2017/07/16 「意外と知らない名前の話」
サイドマウンテン
いうまでもなく,当事務所の正式名称は「弁護士法人小野総合法律事務所」ですが(なお,英語表記は「Ono Sogo Legal Professional Corporation」のようです。当事務所の入居する有楽町電気ビル1階の案内看板を見ると,誰がつけたかこのような表記がされています),このような名称になったのは,平成20年7月からで,その前は単に「小野総合法律事務所」という名称でした。「弁護士法人」という文言がないのは,以前は当事務所が法人ではなかったからです。
そして,「小野総合法律事務所」という名称になったのも平成15年5月からであり,その前は「小野孝男法律事務所」という名称でした。
弁護士の事務所の名称には様々なものがありますが,たとえば「織田信長」という弁護士であれば「織田法律事務所」「織田総合法律事務所」「織田信長法律事務所」というように,自身の名前を用いるパターンや「関ヶ原法律事務所」というように,事務所所在地の地名を用いるパターンが多く,このほかにも,織田信長弁護士が「豊臣秀吉」「徳川家康」という弁護士と共同で事務所を開設しようとする場合には「織田・豊臣・徳川法律事務所」というように,各人の名字を併記した名称にすることも,よく見受けられます(この場合,誰の名字をどの順番で標記するかという,水面下の争いがあるとかないとか・・・)。
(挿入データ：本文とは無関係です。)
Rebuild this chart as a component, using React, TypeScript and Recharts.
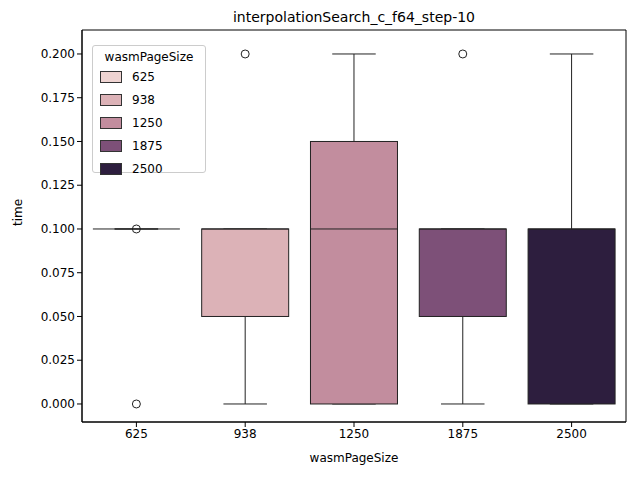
import { ComposedChart, Bar, XAxis, YAxis, ReferenceArea } from 'recharts';

const sizes = ['625', '938', '1250', '1875', '2500'];
const colors = ['#efd4d2', '#dcb2b7', '#c28d9e', '#7d5078', '#2d1e3e'];
const whiskLo = [0.1, 0.0, 0.0, 0.0, 0.0];
const q1 = [0.1, 0.05, 0.0, 0.05, 0.0];
const med = [0.1, 0.1, 0.1, 0.1, 0.1];
const q3 = [0.1, 0.1, 0.15, 0.1, 0.1];
const whiskHi = [0.1, 0.1, 0.2, 0.1, 0.2];
const outliers = [[0.1, 0.0], [0.2], [], [0.2], []];
const yTicks = [0, 0.025, 0.05, 0.075, 0.1, 0.125, 0.15, 0.175, 0.2];

const Y_MIN = -0.0103;
const Y_MAX = 0.2137;

const data = sizes.map((s, i) => ({
  size: s,
  span: [Y_MIN, Y_MAX],
  i,
}));

function BoxShape(props: any) {
  const { x, y, width, height, payload } = props;
  const i = payload.i;
  // bar spans the full domain, so map values linearly inside it
  const py = (v: number) => y + height - ((v - Y_MIN) / (Y_MAX - Y_MIN)) * height;
  const cx = x + width / 2;
  const top = py(q3[i]);
  const bot = py(q1[i]);
  const capW = width / 4;
  return (
    <g stroke="#222" strokeWidth={1} fill="none">
      <line x1={cx} x2={cx} y1={py(whiskHi[i])} y2={top} />
      <line x1={cx} x2={cx} y1={bot} y2={py(whiskLo[i])} />
      <line x1={cx - capW} x2={cx + capW} y1={py(whiskHi[i])} y2={py(whiskHi[i])} />
      <line x1={cx - capW} x2={cx + capW} y1={py(whiskLo[i])} y2={py(whiskLo[i])} />
      <rect x={x} y={top} width={width} height={Math.max(bot - top, 0)} fill={colors[i]} />
      <line x1={x} x2={x + width} y1={py(med[i])} y2={py(med[i])} />
      {outliers[i].map((v, k) => (
        <circle key={k} cx={cx} cy={py(v)} r={4} fill="none" />
      ))}
    </g>
  );
}

const legendItems = sizes.map((s, i) => ({ s, c: colors[i] }));

export default function App() {
  return (
    <div style={{ position: 'absolute', left: 0, top: 0, width: 640, height: 480, background: '#fff', fontFamily: 'DejaVu Sans' }}>
      <ComposedChart width={640} height={480} data={data} margin={{ top: 30, right: 14, bottom: 0, left: 0 }} barCategoryGap="10%">
        <XAxis dataKey="size" height={58} tick={{ fontSize: 12, fill: '#000' }} stroke="#000" tickSize={5}
          label={{ value: 'wasmPageSize', position: 'insideBottom', offset: 18, fontSize: 12, fill: '#000' }} />
        <YAxis type="number" domain={[Y_MIN, Y_MAX]} ticks={yTicks} width={82} stroke="#000" tickSize={5}
          tick={{ fontSize: 12, fill: '#000' }} tickFormatter={(v: number) => v.toFixed(3)}
          label={{ value: 'time', angle: -90, position: 'insideLeft', offset: 18, fontSize: 12, fill: '#000' }} />
        <ReferenceArea y1={Y_MIN} y2={Y_MAX} fill="none" stroke="#000" strokeWidth={1} ifOverflow="visible" />
        <Bar dataKey="span" shape={<BoxShape />} isAnimationActive={false} />
        <text x={354} y={22} textAnchor="middle" fontSize={14} fill="#000">interpolationSearch_c_f64_step-10</text>
      </ComposedChart>
      <div style={{ position: 'absolute', left: 92, top: 45, width: 114, height: 128, border: '1px solid #ccc', borderRadius: 3, background: 'rgba(255,255,255,0.8)', fontSize: 12, boxSizing: 'border-box' }}>
        <div style={{ textAlign: 'center', marginTop: 4, marginBottom: 1 }}>wasmPageSize</div>
        {legendItems.map((it) => (
          <div key={it.s} style={{ display: 'flex', alignItems: 'center', height: 23, paddingLeft: 7 }}>
            <div style={{ width: 20, height: 10, background: it.c, border: '1px solid #333', marginRight: 10 }} />
            <span>{it.s}</span>
          </div>
        ))}
      </div>
    </div>
  );
}
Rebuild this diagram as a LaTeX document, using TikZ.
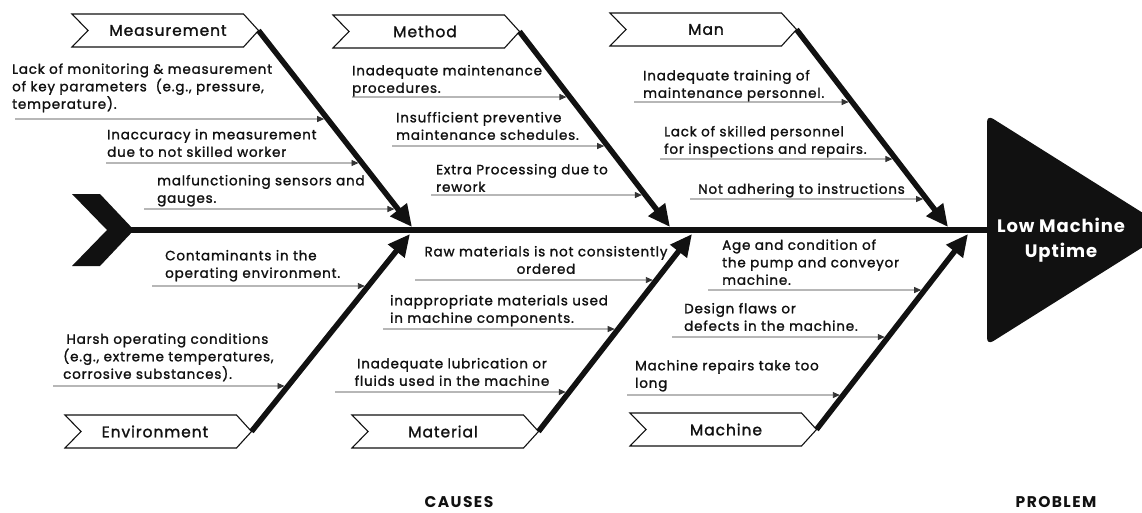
\documentclass[tikz,border=0pt]{standalone}
\usepackage{fontspec}
\setmainfont{Poppins}
\newfontfamily\medfont{Poppins}[LetterSpace=6, FakeBold=1.4]
\newfontfamily\bldfont{Poppins Bold}[LetterSpace=5]
\newfontfamily\ftfont{Poppins Bold}[LetterSpace=9]
\usetikzlibrary{arrows.meta,calc}
\definecolor{ink}{HTML}{111111}
\definecolor{lnc}{HTML}{333333}
\newcommand\ctfont{\medfont\fontsize{13.5}{17.5}\selectfont}
\newcommand\bnfont{\medfont\fontsize{15.5}{18}\selectfont}
\tikzset{
 banner/.style={draw=ink, line width=1.1pt, fill=white, line join=miter},
 bone/.style={draw=ink, line width=5.5pt, -{Triangle[length=22pt,width=20pt]}},
 cause/.style={draw=lnc, line width=0.9pt, -{Triangle[length=7pt,width=6pt]}, shorten >=3.5pt},
 ctl/.style={anchor=south west, inner sep=0pt, align=left, font=\ctfont, text=ink},
 ctc/.style={anchor=south, inner sep=0pt, align=center, font=\ctfont, text=ink},
 blabel/.style={inner sep=0pt, font=\bnfont, text=ink},
 foot/.style={inner sep=0pt, font=\ftfont\fontsize{15.5}{16}\selectfont, text=ink},
}
\newcommand\fbanner[5]{%
 \draw[banner] (#2,#3) -- ++(171.5,0) -- ++(15,16.5) -- ++(-15,16.5) -- ++(-171.5,0) -- ++(16,-16.5) -- cycle;
 \node[blabel] (#1L) at (#4,#3+16.5) {#5};
}
\newcommand\causearrow[4]{%
 \coordinate (#1) at (#2,#3);
 \coordinate (#1h) at (#2+50,#3);
 \draw[cause] (#1) -- (intersection of #1--#1h and #4T--#4E);
}
\begin{document}
\begin{tikzpicture}[x=1pt,y=-1pt]
\fill[white] (0,0) rectangle (1142,512);
\useasboundingbox (0,0) rectangle (1142,512);

% bone coordinates
\coordinate (measT) at (258.5,30.5);  \coordinate (measE) at (412,227);
\coordinate (methT) at (519.5,31.5);  \coordinate (methE) at (670,227);
\coordinate (manT)  at (796.5,29.5);  \coordinate (manE)  at (948,227);
\coordinate (envT)  at (251.5,431.5); \coordinate (envE)  at (410,234);
\coordinate (matT)  at (538.5,431.5); \coordinate (matE)  at (692,234);
\coordinate (macT)  at (816.5,429.5); \coordinate (macE)  at (968,234);

% cause arrows
\causearrow{c1}{15}{119}{meas}
\causearrow{c2}{106}{163}{meas}
\causearrow{c3}{144}{209}{meas}
\causearrow{c4}{352}{97}{meth}
\causearrow{c5}{392}{146}{meth}
\causearrow{c6}{431}{195}{meth}
\causearrow{c7}{634}{102}{man}
\causearrow{c8}{660}{159}{man}
\causearrow{c9}{690}{199}{man}
\causearrow{c10}{152}{286}{env}
\causearrow{c11}{53}{386}{env}
\causearrow{c12}{415}{280}{mat}
\causearrow{c13}{383}{329}{mat}
\causearrow{c14}{335}{392}{mat}
\causearrow{c15}{708}{290}{mac}
\causearrow{c16}{672}{337}{mac}
\causearrow{c17}{627}{395}{mac}

% bones
\draw[bone] (measT) -- (measE);
\draw[bone] (methT) -- (methE);
\draw[bone] (manT) -- (manE);
\draw[bone] (envT) -- (envE);
\draw[bone] (matT) -- (matE);
\draw[bone] (macT) -- (macE);

% spine, tail, head
\coordinate (spS) at (125,230);
\coordinate (spE) at (995,230);
\draw[ink, line width=6pt] (spS) -- (spE);
\fill[ink] (72,194) -- (100,194) -- (134,230) -- (100,266) -- (72,266) -- (107,230) -- cycle;
\fill[ink, rounded corners=7pt] (987,115) -- (1170,230) -- (987,345) -- cycle;
\node[anchor=south, align=center, inner sep=0pt, text=white,
      font=\bldfont\fontsize{18}{25}\selectfont] (prob) at (1061,265.5) {Low Machine\\Uptime\strut};

% banners
\fbanner{meas}{72}{14}{168}{Measurement}
\fbanner{meth}{333}{15}{425}{Method}
\fbanner{man}{610}{13}{706}{Man}
\fbanner{env}{65}{415}{155}{Environment}
\fbanner{mat}{352}{415}{443}{Material}
\fbanner{mac}{630}{413}{726}{Machine}

% cause texts
\node[ctl] (t1) at (12,114.25) {Lack of monitoring \& measurement\\of key parameters~ (e.g., pressure,\\temperature).\strut};
\node[ctl] (t2) at (107,162.25) {Inaccuracy in measurement\\due to not skilled worker\strut};
\node[ctl] (t3) at (157,208.25) {malfunctioning sensors and\\gauges.\strut};
\node[ctl] (t4) at (352,98.25) {Inadequate maintenance\\procedures.\strut};
\node[ctl] (t5) at (396,145.25) {Insufficient preventive\\maintenance schedules.\strut};
\node[ctl] (t6) at (436,197.25) {Extra Processing due to\\rework\strut};
\node[ctl] (t7) at (643,103.25) {Inadequate training of\\maintenance personnel.\strut};
\node[ctl] (t8) at (664,159.25) {Lack of skilled personnel\\for inspections and repairs.\strut};
\node[ctl] (t9) at (698,199.25) {Not adhering to instructions\strut};
\node[ctl] (t10) at (165,283.25) {Contaminants in the\\operating environment.\strut};
\node[ctl] (t11) at (63,384.25) {\hphantom{i}Harsh operating conditions\\(e.g., extreme temperatures,\\corrosive substances).\strut};
\node[ctc] (t12) at (546,279.25) {Raw materials is not consistently\\ordered\strut};
\node[ctl] (t13) at (390,328.25) {inappropriate materials used\\in machine components.\strut};
\node[ctc] (t14) at (452,391.25) {Inadequate lubrication or\\fluids used in the machine\strut};
\node[ctl] (t15) at (722,290.25) {Age and condition of\\the pump and conveyor\\machine.\strut};
\node[ctl] (t16) at (684,336.25) {Design flaws or\\defects in the machine.\strut};
\node[ctl] (t17) at (635,393.25) {Machine repairs take too\\long\strut};

% footer
\node[foot] (causes) at (459,502) {CAUSES};
\node[foot] (problem) at (1056,502) {PROBLEM};
\end{tikzpicture}
\end{document}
もっとも,上記のような例に限らず,最近は様々な名称の事務所が増えてきました。アルファベットやカタカナ語を用いたり「きぼう」「みらい」などのような単語や造語を用いたりすることも珍しくありません。
では,事務所の名称は,完全に自由かというとそうではありません。弁護士法人であれば「弁護士法人」という,そうでない事務所であれば「法律事務所」という名称を用いなければならない旨が弁護士法に定められておりますし(同法第20条第1項,第30条の3),これを受けて「法律事務所等の名称等に関する規程」という日弁連の規定(以下「規定」)や「法律事務所等の名称等に関する規程及び外国法事務弁護士事務所の名称に関する規程の解釈及び運用の指針」という指針(以下「指針」)が存在します。
その中でも特に興味を引くのが,規定第8条及び指針第2第6項です。規程第8条は「弁護士はその法律事務所に名称を付するときは品位を損なう名称を付してはならない」と定めており,指針第2第6項で「品位を損なう名称」が類型化されています。
いくつかご紹介しますと,まず,1)奇異,低俗又は過度の期待を抱かせるものは禁止です。例えば「勝訴確実法律事務所」「元特捜検事法律事務所」「格安法律事務所」などです。最後の名称は,どこかの酒屋かと突っ込みを入れたくなりますが,事務所名としては認められないようです。このほか,同じ類型として「地獄」「悪魔」「死神」や,差別用語,性的な用語も禁止です。「悪魔」がダメなら「小悪魔」はいいのかと聞いてみたくなりますが(小悪魔法律事務所・・・ちょっとかわいい印象になる気もします),おそらくダメなのでしょう。
次に,2)違法行為,脱法行為等を示唆する名称も禁止です。例えば「法の抜け道法律事務所」「裏技法律事務所」などです。「法の抜け道法律事務所」などは,どういう属性の人が相談に来るのか,とても気になるところです。
このほか,3)法令で使用を制限された文字を用いることや(●●銀行法律事務所,●●株式会社法律事務所など),公的機関等との関係を誤認させるもの(東京都法律事務所,日本弁護士会法律事務所など)も禁止されています。
弁護士業務を行っていると,様々な事務所の名称を目にしますが,たまにユニークな名称の事務所を見かけます。子供に奇抜な名前を付ける「キラキラネーム」が話題になることがありますが,今後は,法律事務所の名称でも「キラキラネーム」が増えてくるかもしれません。